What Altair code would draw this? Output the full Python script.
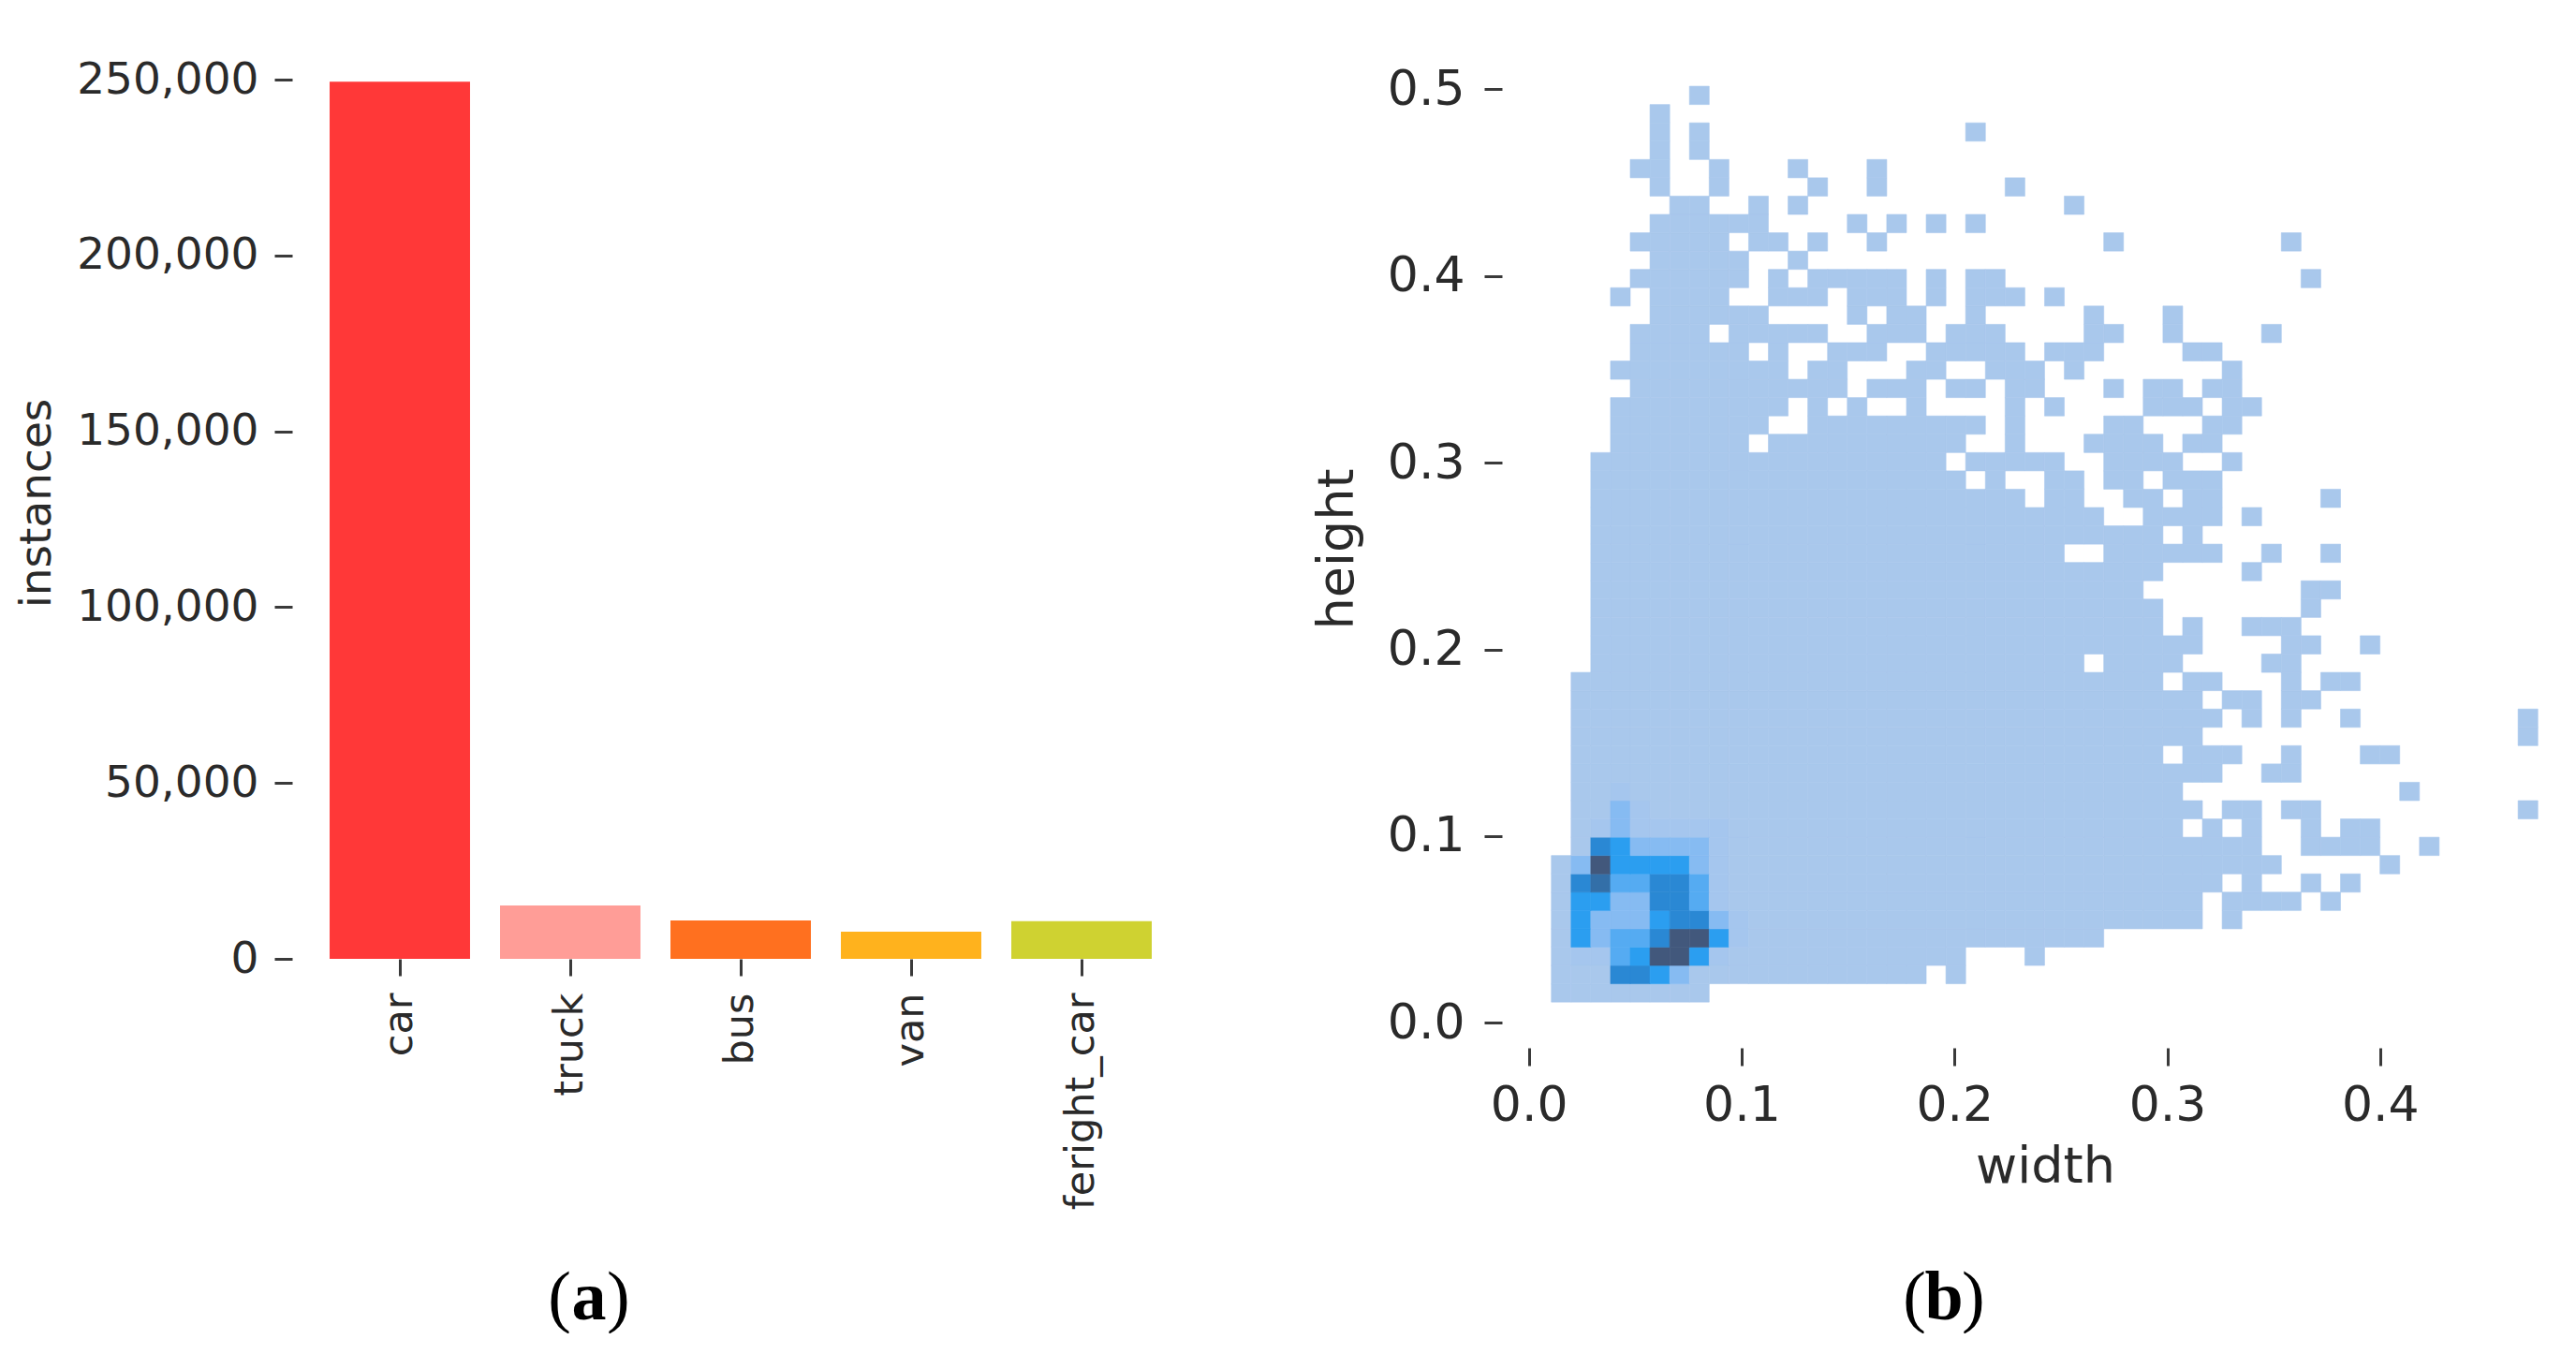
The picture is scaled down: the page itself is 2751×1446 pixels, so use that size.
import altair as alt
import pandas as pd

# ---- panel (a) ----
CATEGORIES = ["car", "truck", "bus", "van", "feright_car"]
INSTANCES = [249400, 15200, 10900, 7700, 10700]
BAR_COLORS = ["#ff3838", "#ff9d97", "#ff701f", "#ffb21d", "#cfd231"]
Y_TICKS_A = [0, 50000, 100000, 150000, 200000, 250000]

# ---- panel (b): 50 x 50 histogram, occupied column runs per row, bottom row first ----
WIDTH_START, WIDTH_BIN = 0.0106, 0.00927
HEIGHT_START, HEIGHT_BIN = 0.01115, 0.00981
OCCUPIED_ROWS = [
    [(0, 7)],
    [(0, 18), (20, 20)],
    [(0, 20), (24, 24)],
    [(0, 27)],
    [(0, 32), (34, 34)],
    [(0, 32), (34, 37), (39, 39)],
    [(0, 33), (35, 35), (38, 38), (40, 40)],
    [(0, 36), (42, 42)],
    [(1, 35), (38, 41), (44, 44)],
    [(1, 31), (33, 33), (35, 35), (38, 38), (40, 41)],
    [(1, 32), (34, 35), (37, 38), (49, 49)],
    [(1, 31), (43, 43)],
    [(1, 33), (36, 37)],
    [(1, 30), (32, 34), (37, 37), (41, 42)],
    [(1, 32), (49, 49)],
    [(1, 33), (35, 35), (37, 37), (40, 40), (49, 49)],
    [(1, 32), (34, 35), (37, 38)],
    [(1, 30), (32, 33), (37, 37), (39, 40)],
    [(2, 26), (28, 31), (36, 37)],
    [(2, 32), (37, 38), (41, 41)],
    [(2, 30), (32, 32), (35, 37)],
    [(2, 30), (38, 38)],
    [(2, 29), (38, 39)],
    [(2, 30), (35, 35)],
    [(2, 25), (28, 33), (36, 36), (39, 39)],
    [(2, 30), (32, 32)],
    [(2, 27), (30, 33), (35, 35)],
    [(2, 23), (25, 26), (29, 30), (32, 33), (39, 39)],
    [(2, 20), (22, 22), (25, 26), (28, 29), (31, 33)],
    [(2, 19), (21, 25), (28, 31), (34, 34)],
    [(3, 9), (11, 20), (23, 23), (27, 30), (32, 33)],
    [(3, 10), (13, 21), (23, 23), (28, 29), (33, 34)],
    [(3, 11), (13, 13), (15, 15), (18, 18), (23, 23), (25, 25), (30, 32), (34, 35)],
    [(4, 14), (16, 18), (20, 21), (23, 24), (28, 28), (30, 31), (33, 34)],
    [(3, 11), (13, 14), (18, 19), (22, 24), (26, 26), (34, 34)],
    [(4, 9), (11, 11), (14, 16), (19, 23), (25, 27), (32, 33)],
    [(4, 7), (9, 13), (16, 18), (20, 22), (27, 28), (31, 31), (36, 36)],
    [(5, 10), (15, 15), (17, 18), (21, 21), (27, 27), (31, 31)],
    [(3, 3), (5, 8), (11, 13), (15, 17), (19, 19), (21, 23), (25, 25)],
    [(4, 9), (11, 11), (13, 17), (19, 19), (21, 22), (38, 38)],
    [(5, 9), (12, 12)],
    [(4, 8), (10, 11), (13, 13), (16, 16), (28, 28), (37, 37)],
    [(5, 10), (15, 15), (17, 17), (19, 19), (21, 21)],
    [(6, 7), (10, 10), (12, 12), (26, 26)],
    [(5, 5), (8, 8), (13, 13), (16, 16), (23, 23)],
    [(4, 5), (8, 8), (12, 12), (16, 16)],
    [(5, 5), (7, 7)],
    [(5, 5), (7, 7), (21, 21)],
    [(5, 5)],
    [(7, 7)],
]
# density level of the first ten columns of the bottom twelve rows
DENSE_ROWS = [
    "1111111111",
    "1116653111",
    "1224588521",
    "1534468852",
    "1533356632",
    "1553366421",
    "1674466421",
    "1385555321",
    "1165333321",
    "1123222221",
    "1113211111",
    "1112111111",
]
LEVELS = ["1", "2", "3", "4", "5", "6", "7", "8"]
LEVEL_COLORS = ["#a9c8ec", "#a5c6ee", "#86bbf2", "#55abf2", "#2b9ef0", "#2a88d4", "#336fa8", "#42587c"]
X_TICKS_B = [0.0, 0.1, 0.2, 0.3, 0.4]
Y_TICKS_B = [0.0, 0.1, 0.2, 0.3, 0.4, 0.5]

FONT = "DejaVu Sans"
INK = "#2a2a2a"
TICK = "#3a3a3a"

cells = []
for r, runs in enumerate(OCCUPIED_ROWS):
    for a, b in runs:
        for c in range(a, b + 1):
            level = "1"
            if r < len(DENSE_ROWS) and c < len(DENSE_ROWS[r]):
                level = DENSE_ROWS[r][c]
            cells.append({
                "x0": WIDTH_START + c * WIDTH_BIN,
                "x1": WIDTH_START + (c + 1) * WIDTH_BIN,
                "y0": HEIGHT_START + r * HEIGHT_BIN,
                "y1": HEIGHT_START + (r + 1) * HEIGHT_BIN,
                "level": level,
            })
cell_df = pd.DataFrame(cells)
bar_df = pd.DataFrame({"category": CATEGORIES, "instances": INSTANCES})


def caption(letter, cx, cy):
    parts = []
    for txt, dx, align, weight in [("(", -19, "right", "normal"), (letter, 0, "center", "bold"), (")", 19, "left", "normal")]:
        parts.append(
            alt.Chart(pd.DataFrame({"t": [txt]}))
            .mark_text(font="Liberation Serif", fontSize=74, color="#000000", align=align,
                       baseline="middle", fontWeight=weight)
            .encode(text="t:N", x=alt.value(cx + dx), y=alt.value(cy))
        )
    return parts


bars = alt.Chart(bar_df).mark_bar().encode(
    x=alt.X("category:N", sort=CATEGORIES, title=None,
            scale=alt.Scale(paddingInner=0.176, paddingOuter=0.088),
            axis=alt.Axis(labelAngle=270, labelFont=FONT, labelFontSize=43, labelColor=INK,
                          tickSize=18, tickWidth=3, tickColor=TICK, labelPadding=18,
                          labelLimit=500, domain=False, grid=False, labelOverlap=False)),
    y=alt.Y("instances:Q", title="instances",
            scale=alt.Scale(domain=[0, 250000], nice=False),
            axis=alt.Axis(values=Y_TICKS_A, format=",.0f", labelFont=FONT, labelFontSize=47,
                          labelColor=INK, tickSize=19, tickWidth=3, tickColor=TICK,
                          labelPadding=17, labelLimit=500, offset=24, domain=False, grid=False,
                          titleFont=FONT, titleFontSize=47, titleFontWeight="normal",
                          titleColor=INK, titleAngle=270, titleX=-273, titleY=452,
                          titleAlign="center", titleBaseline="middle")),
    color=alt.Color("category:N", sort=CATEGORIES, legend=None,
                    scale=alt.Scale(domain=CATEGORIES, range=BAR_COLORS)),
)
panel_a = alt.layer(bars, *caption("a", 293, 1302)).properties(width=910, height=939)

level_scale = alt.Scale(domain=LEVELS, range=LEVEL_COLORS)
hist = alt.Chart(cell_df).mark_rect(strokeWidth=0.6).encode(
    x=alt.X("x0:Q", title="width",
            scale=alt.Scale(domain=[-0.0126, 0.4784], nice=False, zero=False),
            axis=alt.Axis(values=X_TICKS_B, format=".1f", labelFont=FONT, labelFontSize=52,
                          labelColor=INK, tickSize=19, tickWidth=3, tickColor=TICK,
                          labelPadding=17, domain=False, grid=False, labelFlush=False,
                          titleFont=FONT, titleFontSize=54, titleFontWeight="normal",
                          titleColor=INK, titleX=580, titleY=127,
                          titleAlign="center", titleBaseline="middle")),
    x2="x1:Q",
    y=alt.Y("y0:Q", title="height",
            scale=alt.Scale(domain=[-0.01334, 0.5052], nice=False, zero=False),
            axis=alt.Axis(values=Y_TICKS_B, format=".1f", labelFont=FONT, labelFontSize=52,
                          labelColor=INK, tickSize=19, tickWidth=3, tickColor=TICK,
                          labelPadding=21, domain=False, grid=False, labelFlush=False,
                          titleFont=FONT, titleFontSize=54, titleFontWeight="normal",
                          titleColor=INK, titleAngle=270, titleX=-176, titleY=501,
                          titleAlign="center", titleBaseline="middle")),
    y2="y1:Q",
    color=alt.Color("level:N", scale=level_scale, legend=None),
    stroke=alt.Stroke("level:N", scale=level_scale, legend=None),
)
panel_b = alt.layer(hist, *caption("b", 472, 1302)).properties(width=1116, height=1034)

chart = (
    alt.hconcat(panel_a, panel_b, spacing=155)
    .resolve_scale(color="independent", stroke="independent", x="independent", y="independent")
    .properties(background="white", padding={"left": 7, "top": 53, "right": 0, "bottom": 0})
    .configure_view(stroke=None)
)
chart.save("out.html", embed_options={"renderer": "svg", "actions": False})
-*-
Above are the lines; repeat exactly the ones from the line containing "The picture is" down to the line containing "Y_TICKS_A = [0, 50000, 100000, 150000, 200000, 250000]", both inclusive.

The picture is scaled down: the page itself is 2751×1446 pixels, so use that size.
import altair as alt
import pandas as pd

# ---- panel (a) ----
CATEGORIES = ["car", "truck", "bus", "van", "feright_car"]
INSTANCES = [249400, 15200, 10900, 7700, 10700]
BAR_COLORS = ["#ff3838", "#ff9d97", "#ff701f", "#ffb21d", "#cfd231"]
Y_TICKS_A = [0, 50000, 100000, 150000, 200000, 250000]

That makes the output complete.